Edwin H. Land
The founder of the Polaroid Corp. and one of the most celebrated inventors of the Twentieth Century, Edwin Land was also a leader in advancing scientific research and education. He was also a leader in developing technologies for military intelligence, and in promoting and funding civic and philanthropic causes.
The event which gave rise to Land's career was his development during the 1920s of the polarizing sheet, which he introduced in 1932. Less costly and easier to work with than previous refractive or reflective devices, the sheet was transparent plastic whose constituent materials were so oriented that only light waves that vibrate in a particular direction could pass through.
This sheet was tradenamed Polaroid, and in 1937 Land founded Polaroid Corp. in Cambridge, Mass., to develop products based on it. Some of the best-known are sunglasses, window treatments and other anti-reflection screens, and camera filters. In 1948, Polaroid Corp. introduced the camera and special dry film for one-step photography, in which prints developed on the film almost instantly after the picture was snapped.
Born in Bridgeport, Conn., Land attended Harvard University. Between 1947 and 1980, he received 15 honorary doctorates.
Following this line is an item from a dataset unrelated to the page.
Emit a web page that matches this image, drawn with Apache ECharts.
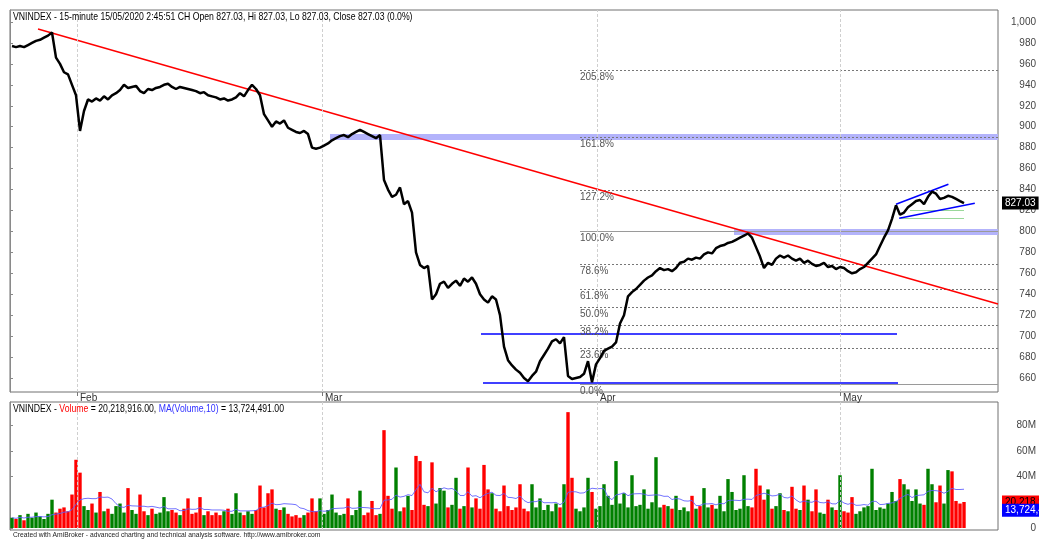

He served as president of the National Academy of Sciences from 1951 to 1953, was made a foreign member of the Royal Society in 1986, and held many other fellowhips and honorary memberships. He received 54 honorary awards, including the Presidential Medal of Freedom.
For many years he was a benefactor to scientific research, public tele-vision, education innovation at Harvard and MIT, and community programs in health, the arts, and other fields.